Un amendement qui s'oppose au « dumping social »
Qu'attendent les employeurs et salariés du secteur IT, concernés au premier chef par l'assouplissement annoncé puisque ciblé sur les diplômés bac+5 et plus ? Jusqu'à mi-2011, les étudiants en informatique étrangers avaient d'autant moins de mal à passer du statut de stagiaire à celui de salarié, avec permis de travail, que le secteur IT figurait en bonne place parmi les métiers « en tension ». Les ingénieurs d'études et autres informaticiens experts accaparaient la majorité (70% pour l'ensemble du secteur IT) des autorisations d'immigration attribuées à des non-européens. Depuis l'été dernier (arrêté du 11 août), la liste des métiers ouverts à l'immigration a été resserrée (pour l'informatique, au seul poste d'ingénieur de production et d'exploitation des systèmes d'information).
Face au recadrage de ce début d'année, déjà, le Munci (association professionnelle d'informaticiens) n'a guère hésité à approuver l'orientation prise puisque ouvertement opposée au « dumping social ». Du côté des DRH, c'est plutôt la perspective de moins de tracas administratif qui prime. «Encore faut-il qu'on le voit appliquer rapidement », réagit Eric Decalf, pdg d'Additeam qui dit avoir essuyé depuis cet été trois rejets de dossiers pourtant dûment justifiés. « Nous travaillons pour des grandes entreprises présentes dans le monde entier. Quand on nous confie l'adaptation d'un SIRH pour la Chine, par exemple, n'est-il pas normal que nous souhaitions embaucher un étudiant chinois qui a fait son stage de fin d'étude chez nous », argumente-t-il. Ironie du calendrier, au moment même de l'annonce de l'assouplissement des règles, « je viens tout juste de recevoir un refus d'immatriculation de la préfecture du Nord pour un dossier que je compte bien représenter», relate-t-il, en espérant que cela ne prendra pas deux mois de plus de démarche.
Des procédures différentes selon les préfectures
« Cela devrait au moins déstresser les préfectures », présume Nathalie Choux, DRH de Micropole. Et peut-être homogénéiser les procédures. Sur 37 candidats étrangers et autant de dossiers présentés aux services d'immigration, douze ont été embauchés depuis l'été dernier par cette SSII. Moyennant un effort considérable d'adaptation au zèle diversifié des administrations. « A Nanterre et à Antony, les procédures et les documents à fournir ne sont pas les mêmes », commente cette DRH. Autre exemple de complication avec laquelle il a fallu composer : «on nous a refusé deux régularisations d'informaticiens algériens pour des postes d'ingénieurs de production et d'exploitation, figurant pourtant parmi les métiers non visés par les restrictions de la circulaire Guéant, au motif que cet intitulé n'était pas couvert par des accords franco-algériens de 1968 ».

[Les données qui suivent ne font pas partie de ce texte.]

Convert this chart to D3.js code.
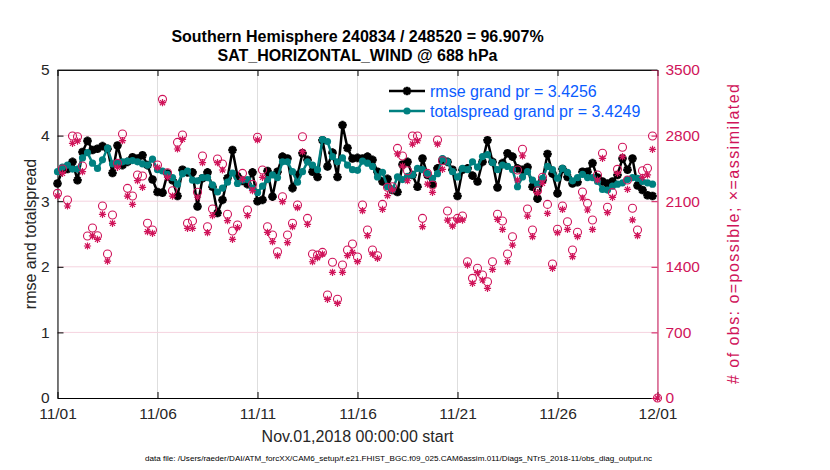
<!DOCTYPE html>
<html lang="en">
<head>
<meta charset="UTF-8">
<title>obs_diag time series</title>
<script src="https://cdn.jsdelivr.net/npm/d3@7"></script>
<style>
    body { margin: 0; background: #fff; }
    svg { font-family: "Liberation Sans", Arial, Helvetica, sans-serif; }
    .tick text { font-size: 15.5px; }
</style>
</head>
<body>
<svg id="chart" width="830" height="470"></svg>
<script>
// 6-hourly bins starting 2018-11-01 00:00 UTC
var startDate = new Date(Date.UTC(2018, 10, 1));
var endDate = new Date(Date.UTC(2018, 11, 1));
var stepHours = 6;

var titleLines = ["Southern Hemisphere 240834 / 248520 = 96.907%", "SAT_HORIZONTAL_WIND @ 688 hPa"];
var xTickLabels = ["11/01", "11/06", "11/11", "11/16", "11/21", "11/26", "12/01"];
var leftTicks = [0, 1, 2, 3, 4, 5];
var rightTicks = [0, 700, 1400, 2100, 2800, 3500];
var legendLabels = ["rmse grand pr = 3.4256", "totalspread grand pr = 3.4249"];

var rmse = [
    3.27, 3.48, 3.49, 3.60, 3.32, 3.75, 3.92, 3.78, 3.80, 3.84, 3.80, 3.43, 3.85, 3.55, 3.60, 3.67,
    3.65, 3.70, 3.55, 3.33, 3.14, 3.13, 3.42, 3.32, 3.08, 3.48, 3.44, 3.44, 2.92, 3.35, 3.44,
    3.22, 2.82, 3.02, 3.35, 3.78, 3.38, 3.31, 3.26, 3.44, 3.00, 3.02, 3.46, 3.07, 3.45, 3.68,
    3.65, 3.20, 3.40, 3.73, 3.63, 3.45, 3.37, 3.93, 3.53, 3.74, 3.37, 4.16, 3.81, 3.65, 3.66,
    3.65, 3.68, 3.63, 3.45, 3.30, 3.34, 3.17, 3.14, 3.56, 3.60, 3.40, 3.22, 3.65, 3.40, 3.26,
    3.50, 3.63, 3.60, 3.48, 3.08, 3.48, 3.50, 3.39, 3.30, 3.60, 3.93, 3.60, 3.21, 3.58, 3.73,
    3.68, 3.50, 3.48, 3.52, 3.22, 3.04, 3.32, 3.72, 3.42, 3.12, 3.49, 3.37, 3.27, 3.29, 3.45,
    3.45, 3.58, 3.36, 3.30, 3.27, 3.30, 3.40, 3.65, 3.48, 3.65, 3.24, 3.17, 3.09, 3.08
];

var totalspread = [
    3.45, 3.52, 3.55, 3.49, 3.49, 3.66, 3.74, 3.58, 3.50, 3.63, 3.81, 3.57, 3.59, 3.60, 3.61, 3.62,
    3.60, 3.57, 3.55, 3.64, 3.48, 3.46, 3.41, 3.36, 3.26, 3.42, 3.46, 3.32, 3.31, 3.36, 3.36,
    3.25, 3.14, 3.20, 3.29, 3.43, 3.27, 3.32, 3.33, 3.20, 3.13, 3.23, 3.33, 3.40, 3.36, 3.60,
    3.60, 3.45, 3.29, 3.45, 3.60, 3.55, 3.48, 3.94, 3.91, 3.68, 3.60, 3.66, 3.55, 3.48, 3.47,
    3.61, 3.58, 3.53, 3.37, 3.44, 3.22, 3.18, 3.37, 3.33, 3.38, 3.40, 3.50, 3.48, 3.42, 3.35,
    3.42, 3.65, 3.60, 3.45, 3.37, 3.50, 3.48, 3.60, 3.52, 3.68, 3.71, 3.59, 3.48, 3.55, 3.53,
    3.48, 3.22, 3.37, 3.45, 3.32, 3.26, 3.35, 3.53, 3.48, 3.35, 3.50, 3.44, 3.31, 3.36, 3.41,
    3.36, 3.36, 3.30, 3.18, 3.17, 3.23, 3.26, 3.28, 3.33, 3.36, 3.35, 3.30, 3.28, 3.26
];

var obsPossible = [
    2184, 2443, 2113, 2796, 2788, 2475, 1729, 1814, 1732, 2049, 1536, 1953, 2504, 2817, 2237, 2155,
    2379, 2369, 1864, 1793, 2486, 3187, 2404, 2212, 2728, 2806, 1864, 1888, 2195, 2582, 1828,
    2017, 2550, 2497, 1960, 1782, 1846, 2397, 2006, 2280, 2782, 2433, 1828, 1739, 1561, 2148,
    1739, 1864, 2059, 2788, 1917, 1536, 1525, 1554, 1099, 1448, 1053, 1419, 1579, 1643, 1505,
    2059, 1792, 1579, 1518, 2066, 2248, 2254, 2664, 2582, 2425, 2795, 2795, 1917, 2397, 2272,
    2753, 2532, 1995, 1881, 1917, 1942, 1454, 1277, 1384, 1312, 1241, 1454, 1960, 1888, 1536,
    1721, 2433, 2654, 2016, 1792, 2212, 2355, 2066, 1430, 1800, 2048, 1881, 1579, 1768, 2198,
    2077, 1899, 2379, 2611, 2035, 2191, 2440, 2675, 2326, 2024, 1792, 2425, 2451, 2795, 0
];

var obsAssimilated = [
    2156, 2397, 2049, 2718, 2742, 2415, 1622, 1729, 1693, 1960, 1461, 1864, 2461, 2746, 2155, 2066,
    2319, 2248, 1775, 1757, 2461, 3151, 2354, 2155, 2657, 2760, 1811, 1810, 2142, 2511, 1764,
    1946, 2511, 2433, 1892, 1693, 1818, 2333, 1946, 2212, 2754, 2355, 1768, 1668, 1518, 2095,
    1657, 1828, 2031, 2628, 1853, 1454, 1497, 1536, 1053, 1341, 1010, 1341, 1519, 1554, 1455,
    1999, 1732, 1536, 1490, 2013, 2159, 2218, 2604, 2475, 2318, 2710, 2745, 1828, 2283, 2194,
    2710, 2440, 1899, 1835, 1899, 1899, 1418, 1224, 1338, 1259, 1170, 1372, 1907, 1799, 1454,
    1632, 2326, 2583, 1941, 1721, 2191, 2291, 1970, 1384, 1764, 2012, 1799, 1508, 1722, 2134,
    2006, 1799, 2326, 2558, 1978, 2141, 2397, 2575, 2226, 1900, 1732, 2354, 2380, 2653, 0
];

(function () {
    var svg = d3.select("#chart");
    var left = 57.5, right = 657.5, top = 70, bottom = 398;
    var crimson = "#d0145a", teal = "#008080", blue = "#0a5cff";

    function timeAt(i) {
        return new Date(startDate.getTime() + i * stepHours * 3600 * 1000);
    }

    var x = d3.scaleUtc().domain([startDate, endDate]).range([left, right]);
    var yL = d3.scaleLinear().domain([0, 5]).range([bottom, top]);
    var yR = d3.scaleLinear().domain([0, 3500]).range([bottom, top]);
    var parseTick = d3.utcParse("%m/%d/%Y");
    var tickDates = xTickLabels.map(function (t) { return parseTick(t + "/2018"); });

    // grid
    svg.append("g").selectAll("line").data(tickDates).enter().append("line")
        .attr("x1", function (d) { return x(d); }).attr("x2", function (d) { return x(d); })
        .attr("y1", top).attr("y2", bottom)
        .attr("stroke", "#dedede").attr("stroke-width", 1);
    svg.append("g").selectAll("line").data(rightTicks.slice(1, -1)).enter().append("line")
        .attr("x1", left).attr("x2", right)
        .attr("y1", function (d) { return yR(d); }).attr("y2", function (d) { return yR(d); })
        .attr("stroke", "#f5d3df").attr("stroke-width", 1);

    // axes
    var xAxis = svg.append("g").attr("transform", "translate(0," + bottom + ")")
        .call(d3.axisBottom(x).tickValues(tickDates).tickFormat(function (d, i) { return xTickLabels[i]; })
            .tickSizeInner(-6).tickSizeOuter(0).tickPadding(10));
    xAxis.selectAll("text").attr("fill", "#262626");
    svg.append("g").attr("transform", "translate(0," + top + ")")
        .call(d3.axisTop(x).tickValues(tickDates).tickFormat("").tickSizeInner(-6).tickSizeOuter(0));

    var lAxis = svg.append("g").attr("transform", "translate(" + left + ",0)")
        .call(d3.axisLeft(yL).tickValues(leftTicks).tickFormat(d3.format("d"))
            .tickSizeInner(-6).tickSizeOuter(0).tickPadding(8));
    lAxis.selectAll("text").attr("fill", "#262626");

    var rAxis = svg.append("g").attr("transform", "translate(" + right + ",0)")
        .call(d3.axisRight(yR).tickValues(rightTicks).tickFormat(d3.format("d"))
            .tickSizeInner(-6).tickSizeOuter(0).tickPadding(8));
    rAxis.select(".domain").attr("stroke", crimson);
    rAxis.selectAll(".tick line").attr("stroke", crimson);
    rAxis.selectAll("text").attr("fill", crimson);

    function star(s) {
        var a = s * 0.7071;
        return "M" + (-s) + ",0L" + s + ",0M0," + (-s) + "L0," + s +
            "M" + (-a) + "," + (-a) + "L" + a + "," + a + "M" + (-a) + "," + a + "L" + a + "," + (-a);
    }

    // rmse and spread lines
    var valueLine = d3.line().x(function (d, i) { return x(timeAt(i)); }).y(function (d) { return yL(d); });
    svg.append("path").datum(rmse).attr("d", valueLine)
        .attr("fill", "none").attr("stroke", "#000").attr("stroke-width", 2.5);
    svg.append("g").selectAll("path").data(rmse).enter().append("path")
        .attr("transform", function (d, i) { return "translate(" + x(timeAt(i)) + "," + yL(d) + ")"; })
        .attr("d", star(4.3)).attr("stroke", "#000").attr("stroke-width", 2.6).attr("fill", "none");

    svg.append("path").datum(totalspread).attr("d", valueLine)
        .attr("fill", "none").attr("stroke", teal).attr("stroke-width", 2.5);
    svg.append("g").selectAll("circle").data(totalspread).enter().append("circle")
        .attr("cx", function (d, i) { return x(timeAt(i)); })
        .attr("cy", function (d) { return yL(d); })
        .attr("r", 3.6).attr("fill", teal);

    // obs counts
    svg.append("g").selectAll("circle").data(obsPossible).enter().append("circle")
        .attr("cx", function (d, i) { return x(timeAt(i)); })
        .attr("cy", function (d) { return yR(d); })
        .attr("r", 4).attr("fill", "none").attr("stroke", crimson).attr("stroke-width", 1.1);
    svg.append("g").selectAll("path").data(obsAssimilated).enter().append("path")
        .attr("transform", function (d, i) { return "translate(" + x(timeAt(i)) + "," + yR(d) + ")"; })
        .attr("d", star(3.6)).attr("stroke", crimson).attr("stroke-width", 1.2).attr("fill", "none");

    // box
    svg.append("line").attr("x1", left).attr("x2", right).attr("y1", top).attr("y2", top)
        .attr("stroke", "#262626").attr("stroke-width", 1);

    // legend
    var legend = svg.append("g");
    [0, 1].forEach(function (i) {
        var ly = 91 + i * 20;
        var color = i === 0 ? "#000" : teal;
        legend.append("line").attr("x1", 389).attr("x2", 425).attr("y1", ly).attr("y2", ly)
            .attr("stroke", color).attr("stroke-width", 2.5);
        if (i === 0) {
            legend.append("path").attr("transform", "translate(407," + ly + ")")
                .attr("d", star(4.3)).attr("stroke", "#000").attr("stroke-width", 2.6);
        } else {
            legend.append("circle").attr("cx", 407).attr("cy", ly).attr("r", 3.6).attr("fill", teal);
        }
        legend.append("text").attr("x", 430).attr("y", ly).attr("dy", "0.36em")
            .attr("font-size", 16).attr("fill", blue).text(legendLabels[i]);
    });

    // titles and labels
    svg.append("text").attr("x", 357.5).attr("y", 42).attr("text-anchor", "middle")
        .attr("font-size", 16).attr("font-weight", "bold").attr("fill", "#000").text(titleLines[0]);
    svg.append("text").attr("x", 357.5).attr("y", 61).attr("text-anchor", "middle")
        .attr("font-size", 16).attr("font-weight", "bold").attr("fill", "#000").text(titleLines[1]);

    svg.append("text").attr("x", 357.5).attr("y", 442).attr("text-anchor", "middle")
        .attr("font-size", 16).attr("fill", "#262626").text("Nov.01,2018 00:00:00 start");
    svg.append("text").attr("transform", "translate(36,234) rotate(-90)").attr("text-anchor", "middle")
        .attr("font-size", 16).attr("fill", "#262626").text("rmse and totalspread");
    svg.append("text").attr("transform", "translate(739,234) rotate(-90)").attr("text-anchor", "middle")
        .attr("font-size", 16).attr("fill", crimson)
        .attr("textLength", 300).attr("lengthAdjust", "spacing")
        .text("# of obs: o=possible; \u00d7=assimilated");

    svg.append("text").attr("x", 398.5).attr("y", 461).attr("text-anchor", "middle")
        .attr("font-size", 8.1).attr("fill", "#000")
        .text("data file: /Users/raeder/DAI/ATM_forcXX/CAM6_setup/f.e21.FHIST_BGC.f09_025.CAM6assim.011/Diags_NTrS_2018-11/obs_diag_output.nc");
})();
</script>
</body>
</html>
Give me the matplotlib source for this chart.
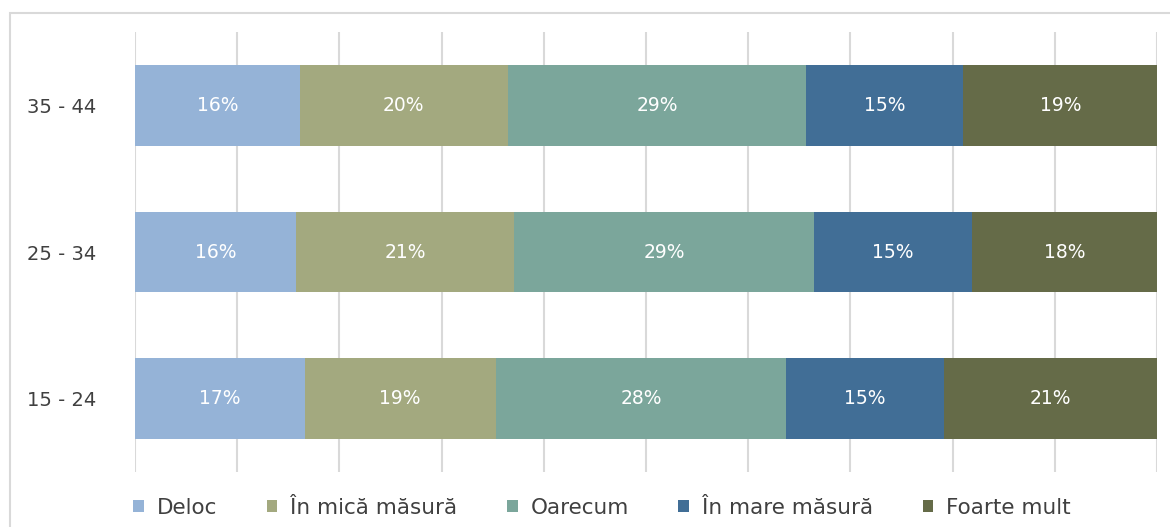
import numpy as np
import matplotlib
matplotlib.use("Agg")
import matplotlib.pyplot as plt
from matplotlib.patches import Rectangle

# grupe de varsta (de jos in sus) si raspunsuri, in procente
age_groups = ['15 - 24', '25 - 34', '35 - 44']
answers = ['Deloc', 'În mică măsură', 'Oarecum', 'În mare măsură', 'Foarte mult']

deloc = [16.6, 15.8, 16.1]
mica = [18.7, 21.3, 20.4]
oarecum = [28.4, 29.3, 29.2]
mare = [15.5, 15.5, 15.3]
foarte = [20.8, 18.2, 19.1]

labels_deloc = ['17%', '16%', '16%']
labels_mica = ['19%', '21%', '20%']
labels_oarecum = ['28%', '29%', '29%']
labels_mare = ['15%', '15%', '15%']
labels_foarte = ['21%', '18%', '19%']

colors = ['#95B3D7', '#A3A97F', '#7BA69B', '#416E96', '#656B48']

series = [deloc, mica, oarecum, mare, foarte]
series_labels = [labels_deloc, labels_mica, labels_oarecum, labels_mare, labels_foarte]

fig = plt.figure(figsize=(11.7, 5.27), dpi=100)
ax = fig.add_axes([135 / 1170, 1 - 472 / 527, (1157 - 135) / 1170, (472 - 32) / 527])

# cadru gri deschis in jurul graficului
fig.patches.append(Rectangle((10 / 1170, -0.1), 1.2, 1 - 13 / 527 + 0.1, transform=fig.transFigure,
                             fill=False, edgecolor='#D9D9D9', linewidth=1.5))

y = np.arange(len(age_groups))
left = np.zeros(len(age_groups))
for vals, labs, col, name in zip(series, series_labels, colors, answers):
    bars = ax.barh(y, vals, left=left, height=0.55, color=col, label=name, zorder=3)
    for b, t in zip(bars, labs):
        ax.text(b.get_x() + b.get_width() / 2, b.get_y() + b.get_height() / 2, t,
                ha='center', va='center', color='white', fontsize=13.5, zorder=4)
    left += np.array(vals)

ax.set_xlim(0, 100)
ax.set_ylim(-0.5, 2.5)
ax.set_xticks(np.arange(0, 101, 10))
ax.set_xticklabels([])
ax.tick_params(axis='x', length=0)
ax.grid(axis='x', color='#D9D9D9', linewidth=1.5, zorder=0)
ax.set_yticks(y)
ax.set_yticklabels(age_groups, fontsize=14, color='#404040')
ax.tick_params(axis='y', length=0, pad=28)
for s in ax.spines.values():
    s.set_visible(False)

leg = fig.legend(loc='center', bbox_to_anchor=(602 / 1170, 1 - 508 / 527), ncol=5, frameon=False,
                 fontsize=15.5, handlelength=0.5, handleheight=0.5, handletextpad=0.6,
                 columnspacing=2.3, labelcolor='#404040')

fig.savefig('out.png', dpi=100)
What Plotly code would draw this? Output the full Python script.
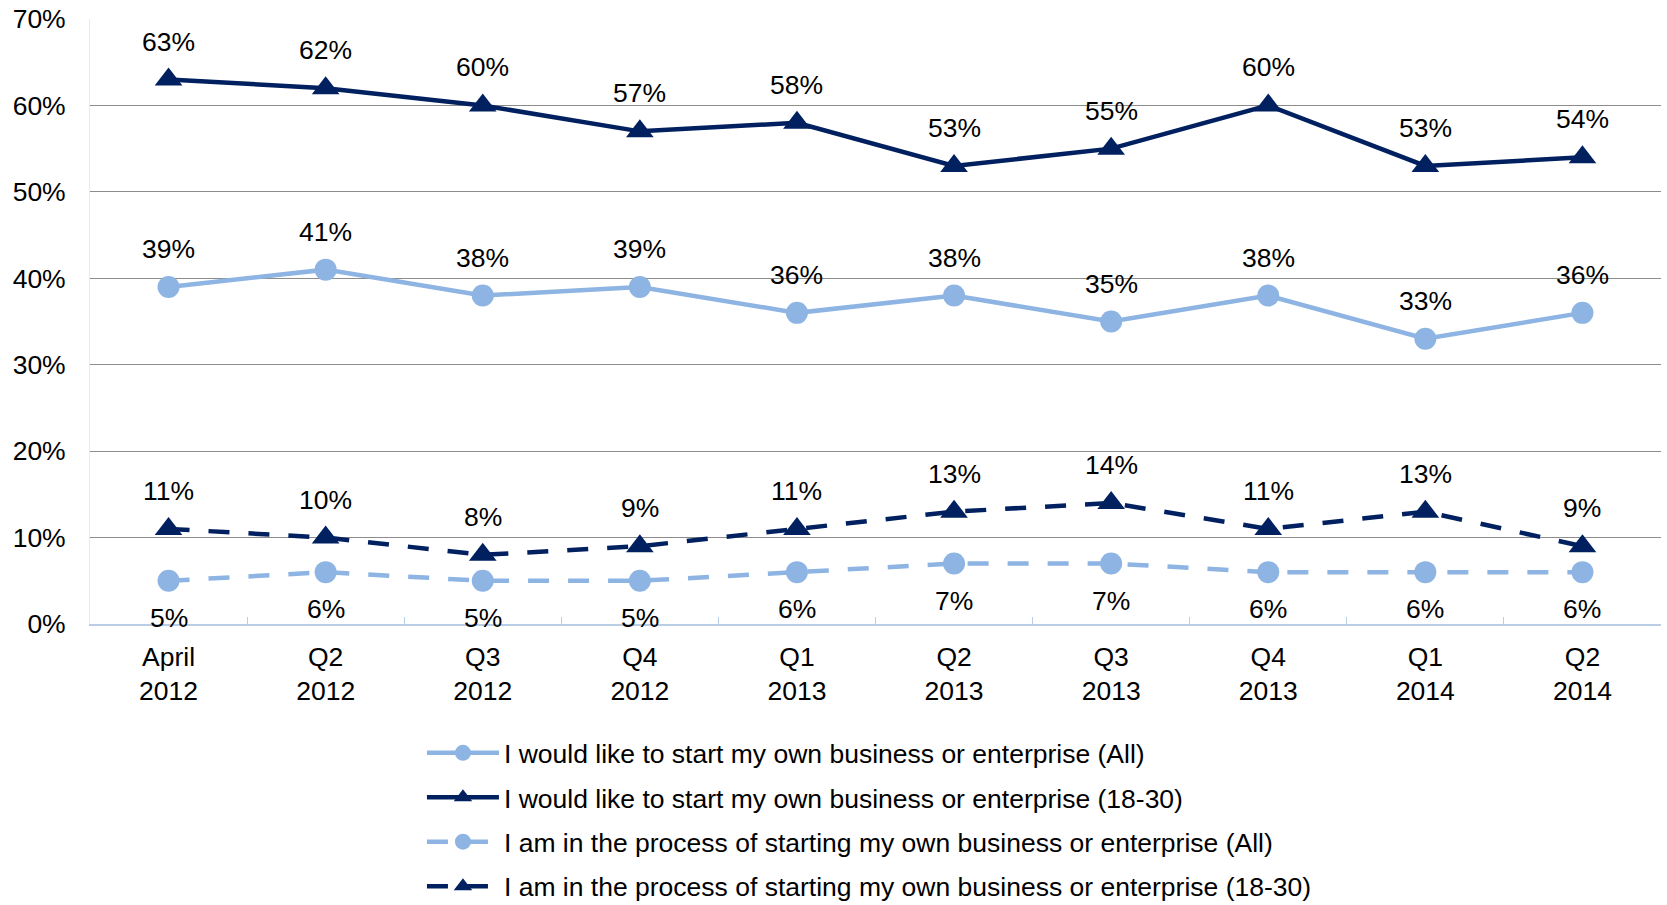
import plotly.graph_objects as go

categories = ["April<br>2012", "Q2<br>2012", "Q3<br>2012", "Q4<br>2012", "Q1<br>2013",
              "Q2<br>2013", "Q3<br>2013", "Q4<br>2013", "Q1<br>2014", "Q2<br>2014"]
like_all = [39, 41, 38, 39, 36, 38, 35, 38, 33, 36]
like_1830 = [63, 62, 60, 57, 58, 53, 55, 60, 53, 54]
process_all = [5, 6, 5, 5, 6, 7, 7, 6, 6, 6]
process_1830 = [11, 10, 8, 9, 11, 13, 14, 11, 13, 9]

names = [
    "I would like to start my own business or enterprise (All)",
    "I would like to start my own business or enterprise (18-30)",
    "I am in the process of starting my own business or enterprise (All)",
    "I am in the process of starting my own business or enterprise (18-30)",
]

LIGHT = "#8DB4E2"
DARK = "#002060"
FONT = "Liberation Sans, Arial, sans-serif"
FS = 26.5
DASH = "21px,19px"

series = [
    (like_all, names[0], LIGHT, "solid", "circle", 22, 38),
    (like_1830, names[1], DARK, "solid", "triangle-up", 24, 38),
    (process_all, names[2], LIGHT, DASH, "circle", 22, -37),
    (process_1830, names[3], DARK, DASH, "triangle-up", 24, 38),
]

fig = go.Figure()
annotations = []
for i, (vals, name, color, dash, sym, msize, shift) in enumerate(series):
    fig.add_trace(go.Scatter(
        x=categories, y=vals, name=name, mode="lines+markers",
        line=dict(color=color, width=4.5, dash=dash),
        marker=dict(symbol=sym, size=msize, color=color),
        legendgroup=f"g{i}",
    ))
    for c, v in zip(categories, vals):
        annotations.append(dict(
            x=c, y=v, xref="x", yref="y", text=f"{v}%", showarrow=False,
            yshift=shift, font=dict(family=FONT, size=FS, color="#000000"),
        ))

fig.update_layout(
    width=1667, height=905,
    margin=dict(l=90, r=6, t=19, b=281, autoexpand=False),
    plot_bgcolor="white", paper_bgcolor="white",
    font=dict(family=FONT, size=FS, color="#000000"),
    annotations=annotations,
    showlegend=True,
    legend=dict(
        orientation="v", x=0.2113, xanchor="left",
        yref="container", y=0.1944, yanchor="top",
        font=dict(family=FONT, size=FS, color="#000000"),
        traceorder="grouped", tracegroupgap=7, itemwidth=72,
        bgcolor="rgba(0,0,0,0)",
    ),
)
fig.update_xaxes(
    type="category", range=[-0.5, 9.5], automargin=False,
    showline=True, linecolor="#B9CDE5", linewidth=2,
    ticks="inside", tickson="boundaries", ticklen=7, tickcolor="#B9CDE5",
    showgrid=False, ticklabelstandoff=8,
    tickfont=dict(family=FONT, size=FS, color="#000000"),
)
fig.update_yaxes(
    range=[0, 70], dtick=10, ticksuffix="%", automargin=False,
    showgrid=True, gridcolor="#8C8C8C", gridwidth=1,
    showline=True, linecolor="#FCE4D6", linewidth=1,
    zeroline=False, ticks="", ticklabelstandoff=18,
    tickfont=dict(family=FONT, size=FS, color="#000000"),
)

fig.write_html(
    "out.html",
    config={"displayModeBar": False},
    post_script="document.body.style.margin='0';document.body.style.overflow='hidden';",
)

Même espoir d'une certaine détente évoqué chez Linagora qui compte neuf diplômés étrangers de plus cette année parmi ses 130 salariés. «Avant la directive de mai dernier, le passage du statut d'étudiant stagiaire à salarié passait par un simple formulaire. Il nous a fallu motiver beaucoup plus notre démarche, passer du temps et se plier aux contraintes administratives», commente le pdg Alexandre Zapolsky. « Le problème, c'est que le marteau utilisé par l'Etat pour contrer les dérives de l'immigration avait une tête un peu trop large », conclut-il, tout en affirmant n'avoir pas eu de problème à justifier les demandes de régularisation. Jusque-là, « on s'est débrouillé », confie Nathalie Choux. Sous-entendu : la balle est maintenant dans le camp des préfets.